» **Directions**
What is to be printed is the span of lines starting at the one containing "Recreate this image" and ending at the one containing "co = [0.0, 0.0, 0.046]", reproduced exactly with pictures left out.

» **Items**
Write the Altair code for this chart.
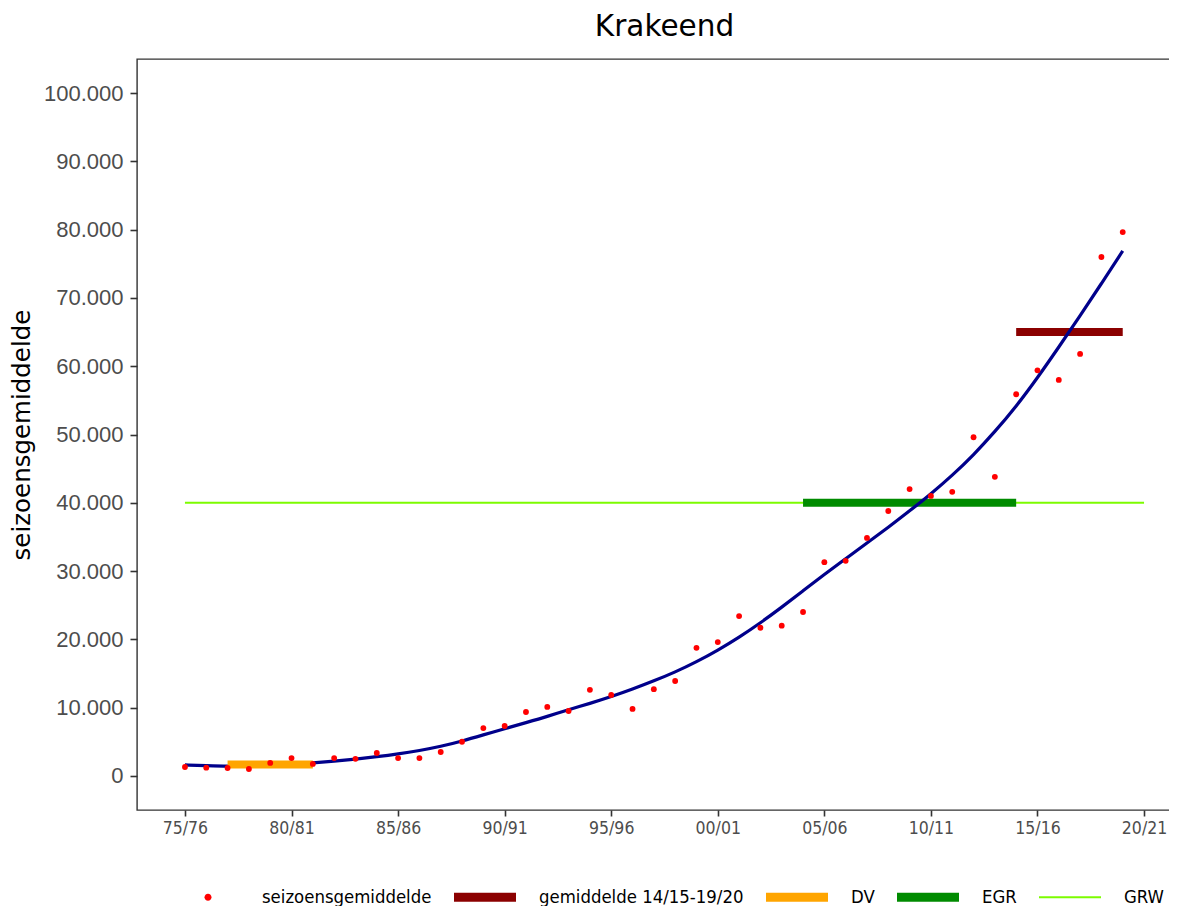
...
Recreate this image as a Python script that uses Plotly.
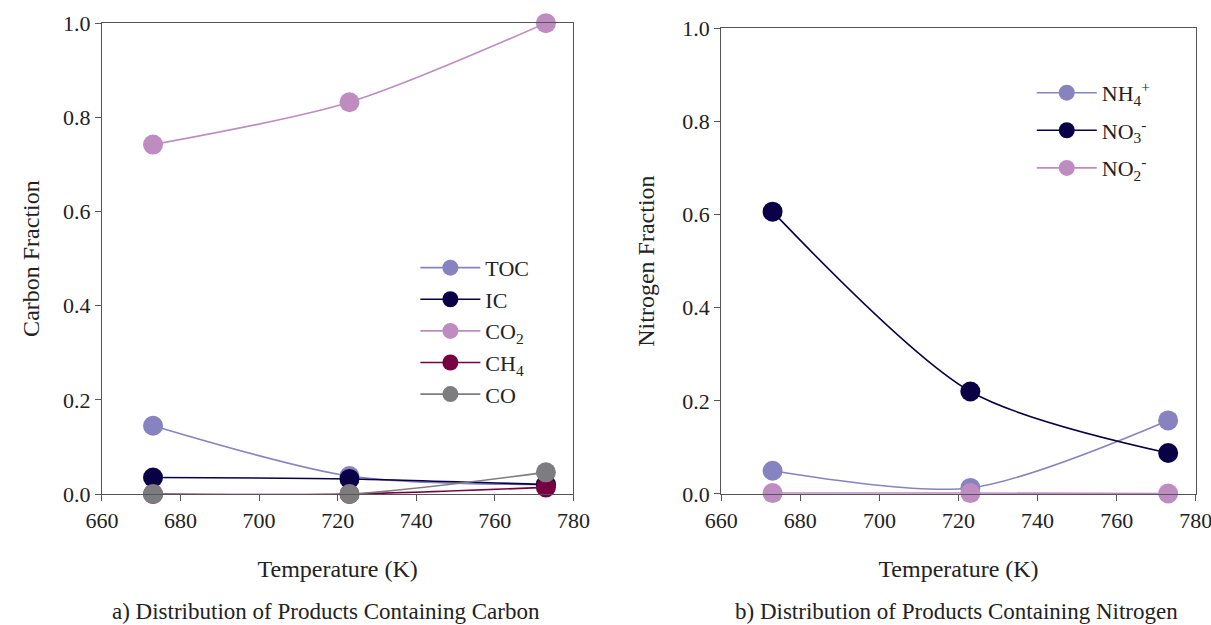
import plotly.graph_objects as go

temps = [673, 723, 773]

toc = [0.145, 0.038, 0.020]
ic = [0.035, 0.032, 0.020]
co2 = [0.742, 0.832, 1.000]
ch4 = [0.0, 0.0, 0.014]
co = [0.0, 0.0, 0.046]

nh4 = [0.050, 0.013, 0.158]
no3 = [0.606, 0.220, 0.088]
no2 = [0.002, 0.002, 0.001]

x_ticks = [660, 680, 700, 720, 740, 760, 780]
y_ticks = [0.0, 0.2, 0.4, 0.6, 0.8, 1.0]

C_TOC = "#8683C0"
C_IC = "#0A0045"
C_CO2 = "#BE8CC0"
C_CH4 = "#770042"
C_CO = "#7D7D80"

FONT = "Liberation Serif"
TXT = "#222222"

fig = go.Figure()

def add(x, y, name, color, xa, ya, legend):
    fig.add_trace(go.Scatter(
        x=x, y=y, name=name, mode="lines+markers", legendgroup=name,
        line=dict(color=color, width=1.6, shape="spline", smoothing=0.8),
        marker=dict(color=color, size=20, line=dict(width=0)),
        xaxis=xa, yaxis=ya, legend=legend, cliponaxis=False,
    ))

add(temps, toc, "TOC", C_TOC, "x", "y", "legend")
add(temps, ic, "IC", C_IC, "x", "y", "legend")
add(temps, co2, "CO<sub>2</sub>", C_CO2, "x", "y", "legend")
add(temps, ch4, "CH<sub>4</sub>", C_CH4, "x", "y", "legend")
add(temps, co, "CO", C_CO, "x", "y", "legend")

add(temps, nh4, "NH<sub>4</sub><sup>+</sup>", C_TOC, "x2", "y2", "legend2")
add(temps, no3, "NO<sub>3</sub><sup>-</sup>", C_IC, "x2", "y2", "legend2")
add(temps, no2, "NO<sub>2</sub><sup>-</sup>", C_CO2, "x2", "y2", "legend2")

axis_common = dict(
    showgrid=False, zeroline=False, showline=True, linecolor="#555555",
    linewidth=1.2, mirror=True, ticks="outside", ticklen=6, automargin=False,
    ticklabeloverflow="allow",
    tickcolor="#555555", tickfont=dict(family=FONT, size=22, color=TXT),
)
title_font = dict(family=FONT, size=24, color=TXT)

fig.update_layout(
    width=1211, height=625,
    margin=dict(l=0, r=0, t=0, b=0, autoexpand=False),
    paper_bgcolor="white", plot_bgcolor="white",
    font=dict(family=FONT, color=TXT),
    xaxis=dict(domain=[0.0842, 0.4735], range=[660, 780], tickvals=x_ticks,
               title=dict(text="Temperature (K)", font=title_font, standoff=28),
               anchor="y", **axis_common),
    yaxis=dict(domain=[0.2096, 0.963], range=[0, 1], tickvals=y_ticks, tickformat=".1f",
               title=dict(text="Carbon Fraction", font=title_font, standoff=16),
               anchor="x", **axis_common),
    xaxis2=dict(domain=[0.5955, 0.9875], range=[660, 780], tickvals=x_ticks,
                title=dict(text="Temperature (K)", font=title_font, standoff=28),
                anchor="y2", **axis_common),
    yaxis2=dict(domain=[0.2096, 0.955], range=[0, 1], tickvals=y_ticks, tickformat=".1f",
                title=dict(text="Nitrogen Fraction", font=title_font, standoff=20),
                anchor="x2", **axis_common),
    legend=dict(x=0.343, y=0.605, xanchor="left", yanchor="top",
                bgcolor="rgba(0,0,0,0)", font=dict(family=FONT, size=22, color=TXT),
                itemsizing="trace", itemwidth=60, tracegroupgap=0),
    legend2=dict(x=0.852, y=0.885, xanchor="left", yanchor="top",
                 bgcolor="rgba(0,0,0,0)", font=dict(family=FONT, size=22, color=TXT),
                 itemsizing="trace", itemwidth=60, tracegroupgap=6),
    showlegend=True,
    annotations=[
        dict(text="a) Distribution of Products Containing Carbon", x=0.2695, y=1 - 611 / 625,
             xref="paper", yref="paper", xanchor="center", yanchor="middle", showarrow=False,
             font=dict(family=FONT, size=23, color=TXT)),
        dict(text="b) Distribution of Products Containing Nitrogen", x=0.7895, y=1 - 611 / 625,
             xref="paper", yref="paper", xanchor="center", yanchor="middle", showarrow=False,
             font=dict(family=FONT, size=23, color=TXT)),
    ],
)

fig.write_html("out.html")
* * *
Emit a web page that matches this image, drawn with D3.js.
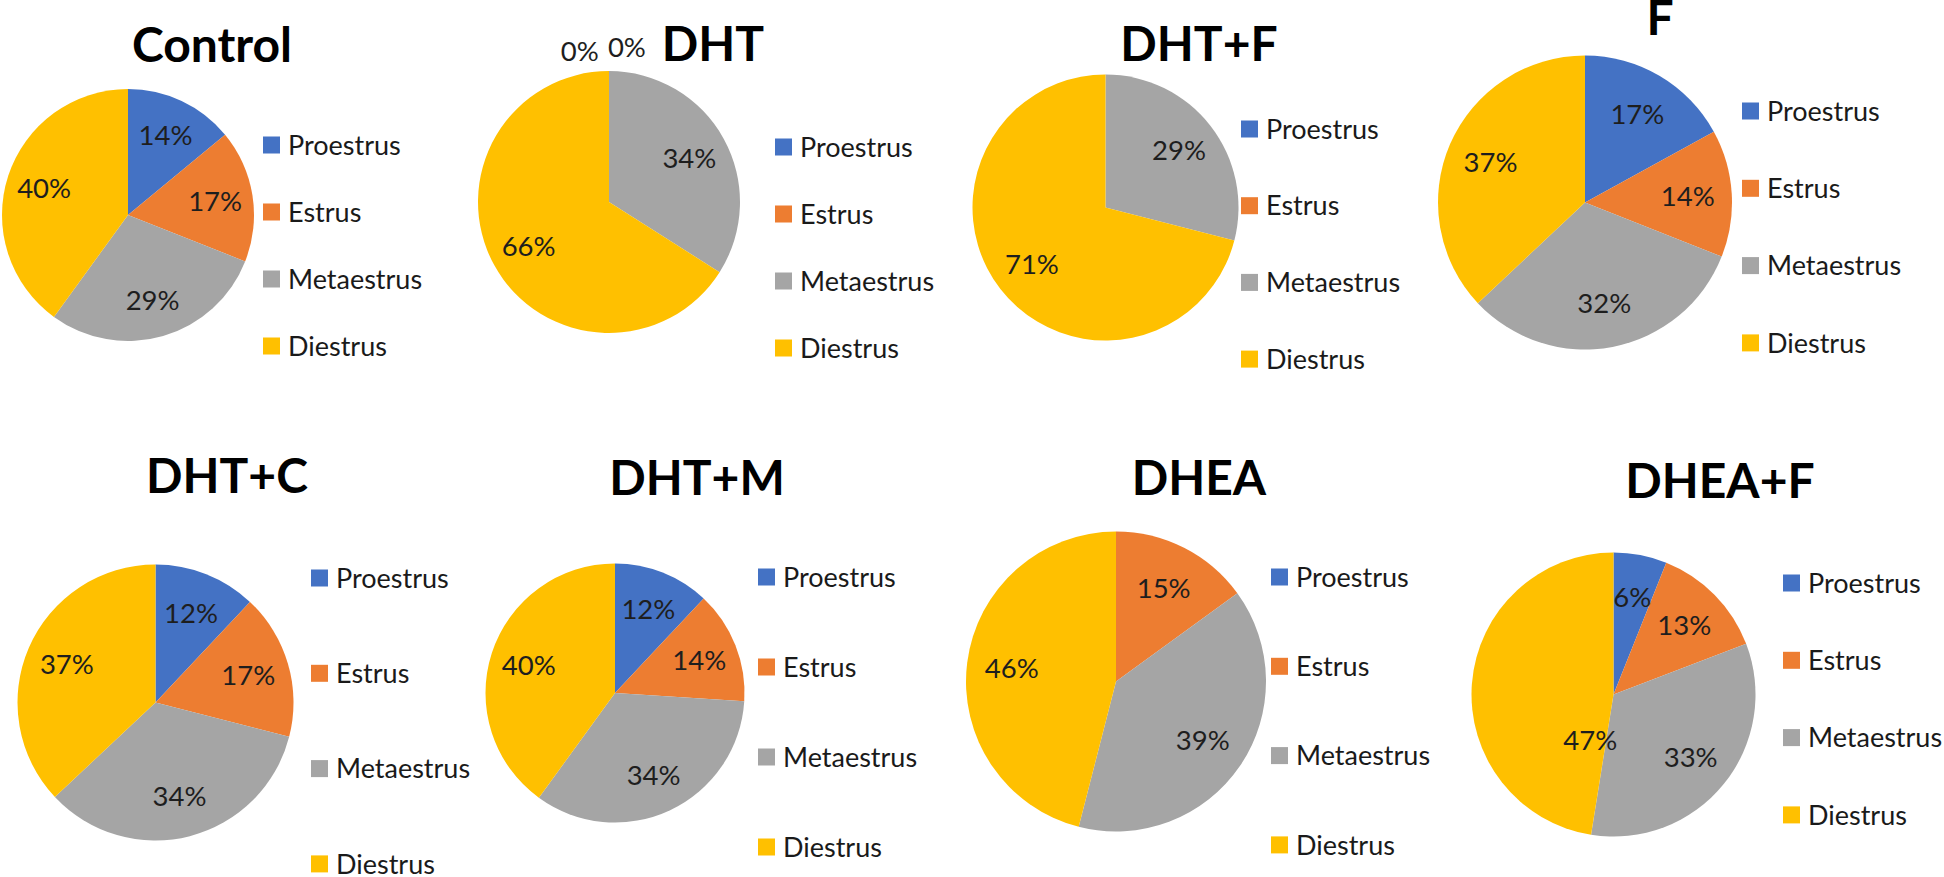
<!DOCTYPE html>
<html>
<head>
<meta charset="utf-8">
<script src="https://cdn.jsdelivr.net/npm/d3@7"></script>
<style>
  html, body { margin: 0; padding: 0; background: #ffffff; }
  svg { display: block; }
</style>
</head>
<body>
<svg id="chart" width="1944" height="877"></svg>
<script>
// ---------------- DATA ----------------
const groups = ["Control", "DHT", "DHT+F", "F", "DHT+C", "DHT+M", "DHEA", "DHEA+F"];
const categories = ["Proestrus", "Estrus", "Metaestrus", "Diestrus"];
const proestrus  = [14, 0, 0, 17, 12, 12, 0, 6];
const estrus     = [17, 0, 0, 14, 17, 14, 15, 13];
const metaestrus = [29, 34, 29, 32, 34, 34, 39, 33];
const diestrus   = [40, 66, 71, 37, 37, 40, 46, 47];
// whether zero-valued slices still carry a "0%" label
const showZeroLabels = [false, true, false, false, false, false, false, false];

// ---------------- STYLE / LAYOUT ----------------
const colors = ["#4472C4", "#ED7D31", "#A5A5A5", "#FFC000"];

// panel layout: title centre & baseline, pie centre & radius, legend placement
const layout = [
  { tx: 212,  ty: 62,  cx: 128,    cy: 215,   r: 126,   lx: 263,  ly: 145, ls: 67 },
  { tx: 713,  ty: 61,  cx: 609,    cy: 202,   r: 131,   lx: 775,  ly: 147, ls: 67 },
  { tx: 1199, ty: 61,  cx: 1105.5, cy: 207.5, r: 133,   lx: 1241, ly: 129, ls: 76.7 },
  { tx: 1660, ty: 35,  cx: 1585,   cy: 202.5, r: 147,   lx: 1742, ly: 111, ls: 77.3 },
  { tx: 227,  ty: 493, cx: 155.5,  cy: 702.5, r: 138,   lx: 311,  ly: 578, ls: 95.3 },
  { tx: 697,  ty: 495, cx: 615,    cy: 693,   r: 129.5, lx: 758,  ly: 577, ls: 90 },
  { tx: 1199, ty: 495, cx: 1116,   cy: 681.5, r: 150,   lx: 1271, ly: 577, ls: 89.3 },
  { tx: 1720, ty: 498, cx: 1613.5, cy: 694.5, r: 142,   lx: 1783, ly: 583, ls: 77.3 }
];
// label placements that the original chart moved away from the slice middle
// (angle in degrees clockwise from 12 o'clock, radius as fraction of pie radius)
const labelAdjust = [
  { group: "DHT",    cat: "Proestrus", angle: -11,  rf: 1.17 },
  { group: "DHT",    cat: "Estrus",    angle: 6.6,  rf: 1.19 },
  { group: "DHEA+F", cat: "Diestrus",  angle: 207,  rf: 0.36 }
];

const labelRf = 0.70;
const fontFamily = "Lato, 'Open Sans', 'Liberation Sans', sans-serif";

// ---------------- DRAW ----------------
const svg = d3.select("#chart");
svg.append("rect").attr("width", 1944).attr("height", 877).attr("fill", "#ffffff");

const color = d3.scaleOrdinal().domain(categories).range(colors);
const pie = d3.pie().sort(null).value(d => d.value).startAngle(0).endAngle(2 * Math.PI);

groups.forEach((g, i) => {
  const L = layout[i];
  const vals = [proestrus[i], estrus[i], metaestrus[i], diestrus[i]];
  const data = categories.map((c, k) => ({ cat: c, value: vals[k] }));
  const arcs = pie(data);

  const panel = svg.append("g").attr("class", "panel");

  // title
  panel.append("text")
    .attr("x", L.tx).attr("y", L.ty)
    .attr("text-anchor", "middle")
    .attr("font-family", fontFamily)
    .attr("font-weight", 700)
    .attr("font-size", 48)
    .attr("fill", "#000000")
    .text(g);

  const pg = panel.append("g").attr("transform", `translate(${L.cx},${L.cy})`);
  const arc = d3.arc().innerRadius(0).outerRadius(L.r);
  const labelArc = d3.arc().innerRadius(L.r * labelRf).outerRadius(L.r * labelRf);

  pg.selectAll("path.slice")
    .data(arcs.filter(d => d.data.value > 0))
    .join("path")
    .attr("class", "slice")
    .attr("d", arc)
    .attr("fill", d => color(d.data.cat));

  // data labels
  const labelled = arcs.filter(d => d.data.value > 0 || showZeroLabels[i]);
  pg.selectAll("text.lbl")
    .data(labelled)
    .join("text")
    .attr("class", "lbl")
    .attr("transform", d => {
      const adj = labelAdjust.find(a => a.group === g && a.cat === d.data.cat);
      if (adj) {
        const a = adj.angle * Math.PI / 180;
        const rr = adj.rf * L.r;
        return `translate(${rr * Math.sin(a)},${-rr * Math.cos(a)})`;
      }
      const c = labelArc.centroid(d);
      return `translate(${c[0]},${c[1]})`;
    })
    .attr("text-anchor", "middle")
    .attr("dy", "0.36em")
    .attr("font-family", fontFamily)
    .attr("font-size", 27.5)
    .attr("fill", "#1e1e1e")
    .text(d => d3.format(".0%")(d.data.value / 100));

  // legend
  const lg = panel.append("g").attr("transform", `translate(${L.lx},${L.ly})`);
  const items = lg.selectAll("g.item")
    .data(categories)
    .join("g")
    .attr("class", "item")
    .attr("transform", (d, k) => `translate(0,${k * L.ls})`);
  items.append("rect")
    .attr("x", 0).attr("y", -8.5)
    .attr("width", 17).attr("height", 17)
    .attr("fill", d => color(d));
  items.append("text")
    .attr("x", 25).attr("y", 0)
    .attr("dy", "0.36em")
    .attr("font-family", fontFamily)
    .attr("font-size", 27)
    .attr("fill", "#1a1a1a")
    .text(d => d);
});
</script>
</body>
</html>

» **Response to this exercise**
Recreate this image as a Python script that uses Plotly.
import plotly.graph_objects as go

temps = [673, 723, 773]

toc = [0.145, 0.038, 0.020]
ic = [0.035, 0.032, 0.020]
co2 = [0.742, 0.832, 1.000]
ch4 = [0.0, 0.0, 0.014]
co = [0.0, 0.0, 0.046]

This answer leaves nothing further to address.